Hope for infertile women

A new method to overcome infertility in mothers uses the same technique which was used to clone Dolly, the sheep

Published: Sunday 15 November 1998

-- SCIENTISTS at the New York University have come up with another possible way of helping women overcome infertility: they took the genes of an infertile woman and injected them into a donor egg from a fertile woman.

The technique, which is similar to the one which was used to clone Dolly, the first multi-cellular clone, would produce a baby with two genetic mothers. A baby that might result from such a high-tech union would raise questions of which woman is the mother, or both. Some medical ethicists described the research as "profoundly disturbing", but typical of the fast-paced and loosely- regulated field of reproductive medicine. It is not human cloning, some scientists say, although it borrows cloning technology to produce the embryo.

The method empties the gene-packed nucleus from an egg donated by a fertile woman. Scientists then transfer the genes from the egg of an infertile woman into the hollowed egg to make a single recombinant egg. It is fertilised with the sperm provided by a father and the resulting embryo is transplanted into the infertile woman's womb. The method used by Jamie Grifo of New York University was not tested on animals prior to being tried in a pair of infertile women. The university has approved the use of the method on as many as five women.

So far, the procedure yielded uncertain results. It failed in the first patient, who is 47 years old. The second patient, aged 44, is not scheduled for a pregnancy test until next week. The technique follows the Dolly method of inserting the DNA into a single cell egg for implantation. However, Dolly was created from the genetic material of an adult body cell provided by its mother, rather than combining genetic material from two different eggs.
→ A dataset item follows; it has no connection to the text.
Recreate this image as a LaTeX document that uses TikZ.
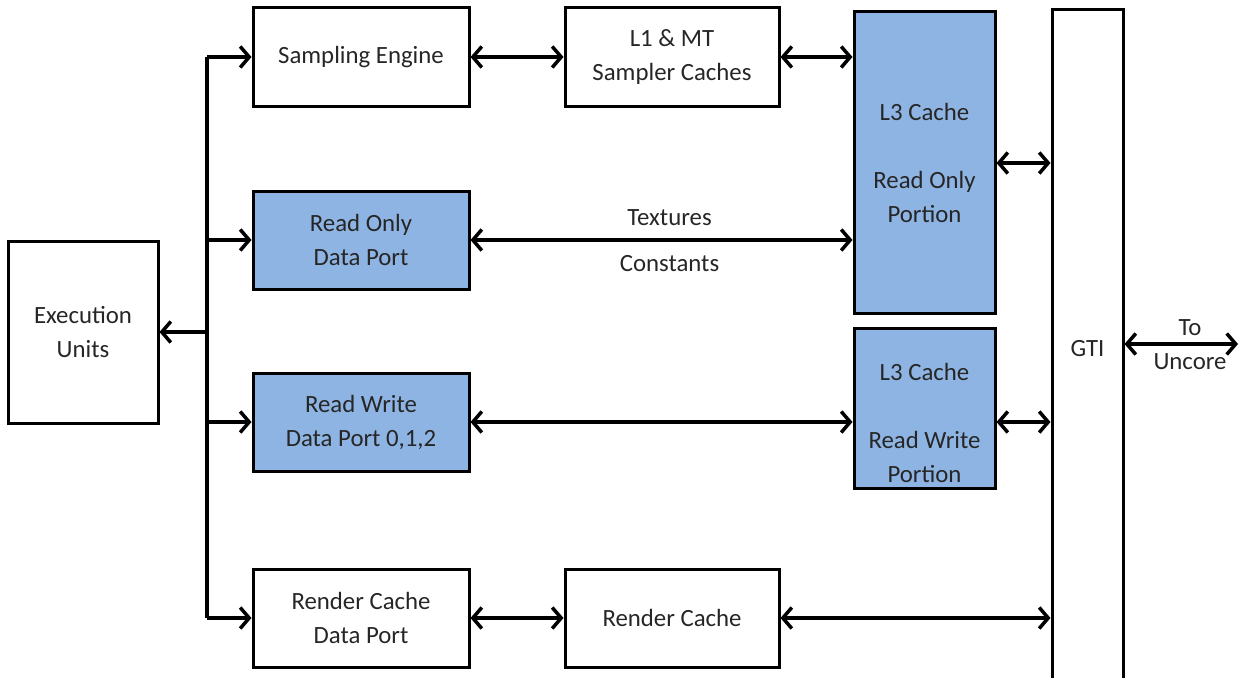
\documentclass[tikz,border=0pt]{standalone}
\usepackage{fontspec}
\setmainfont{Carlito}
\usetikzlibrary{arrows.meta}
\definecolor{portblue}{RGB}{142,180,227}
\definecolor{inkgrey}{RGB}{38,38,38}
\begin{document}
\begin{tikzpicture}[x=1pt,y=-1pt,
  box/.style={draw=black,line width=3pt,minimum width=216pt,minimum height=98pt,
    inner sep=0pt,align=center,text=inkgrey,font=\fontsize{24.8}{34}\selectfont},
  bluebox/.style={box,fill=portblue},
  txt/.style={inner sep=0pt,align=center,text=inkgrey,font=\fontsize{24.8}{34}\selectfont},
  tip/.tip={Straight Barb[length=9pt,width=21pt,line width=3.5pt]},
  link/.style={line width=3.8pt,{tip}-{tip}},
  feed/.style={line width=3.8pt,-{tip}},
  bus/.style={line width=3.8pt}]
\useasboundingbox (0,0) rectangle (1238,677);

% execution units and the distribution bus
\node[box,minimum width=150pt,minimum height=182pt] (eu) at (83,332) {Execution\\Units};
\coordinate (bt) at (207,57);
\coordinate (bm) at (207,332);
\coordinate (bb) at (207,618);

% first column: ports
\node[box] (se) at (361,57) {Sampling Engine};
\node[bluebox] (rodp) at (361,240) {Read Only\\Data Port};
\node[bluebox] (rwdp) at (361,422) {Read Write\\Data Port 0,1,2};
\node[box] (rcdp) at (361,618) {Render Cache\\Data Port};

% second column: caches
\node[box,minimum width=214pt] (l1) at (672,57) {L1 \& MT\\Sampler Caches};
\node[box,minimum width=214pt] (rc) at (672,618) {Render Cache};

% L3 cache portions
\node[bluebox,minimum width=141pt,minimum height=301pt] (l3ro) at (924.5,162.5) {L3 Cache\\[34pt]Read Only\\Portion};
\node[bluebox,minimum width=141pt,minimum height=160pt] (l3rw) at (924.5,408) {};
\node[txt] (l3rwt) at (924.5,423) {L3 Cache\\[34pt]Read Write\\Portion};

% GTI column, running off the lower edge
\node[box,minimum width=71pt,minimum height=700pt] (gti) at (1087.5,360) {};
\node[txt] (gtit) at (1087.5,349) {GTI};

% bus and feeds
\draw[bus] (bt) -- (bb);
\draw[feed] (bt) -- (se.west);
\draw[feed] (rodp.west -| bt) -- (rodp.west);
\draw[feed] (rwdp.west -| bt) -- (rwdp.west);
\draw[feed] (bb) -- (rcdp.west);
\draw[feed] (bm) -- (eu.east);

% cache links
\draw[link] (se.east) -- (l1.west);
\draw[link] (l1.east) -- (l1.east -| l3ro.west);
\draw[link] (rodp.east) -- (rodp.east -| l3ro.west)
  node[txt,pos=0.5,above=12pt,xshift=8pt] (tex) {Textures}
  node[txt,pos=0.5,below=14pt,xshift=8pt] (con) {Constants};
\draw[link] (rwdp.east) -- (rwdp.east -| l3rw.west);
\draw[link] (rcdp.east) -- (rc.west);
\coordinate (roa) at (995,163);
\draw[link] (l3ro.east |- roa) -- (gti.west |- roa);
\coordinate (rwa) at (995,422);
\draw[link] (l3rw.east |- rwa) -- (gti.west |- rwa);
\draw[link] (rc.east) -- (rc.east -| gti.west);

% link out to the uncore
\coordinate (unc) at (1238,344);
\draw[link] (gti.east |- unc) -- (unc);
\node[txt] (to) at (1190,328) {To};
\node[txt] (uncl) at (1190,362) {Uncore};
\end{tikzpicture}
\end{document}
Some scientists are critical of this method being put into practice. "It is tampering with nature," said one scientist. Transferring genetic material from one person's egg to another "never happens in nature," said Glenn McGee, a bioethics professor at the University of Pennsylvania. "Fertility research is today propelled by the ambitions of curious scientists and the desperation of infertile couples," says another scientist.

But others offer a more cautious assessment. Donna Lieberman of the New York Civil Liberties Union's reproduction rights project says: "It does not sound like genetic tampering. It is more like transferring the genes into a new environment."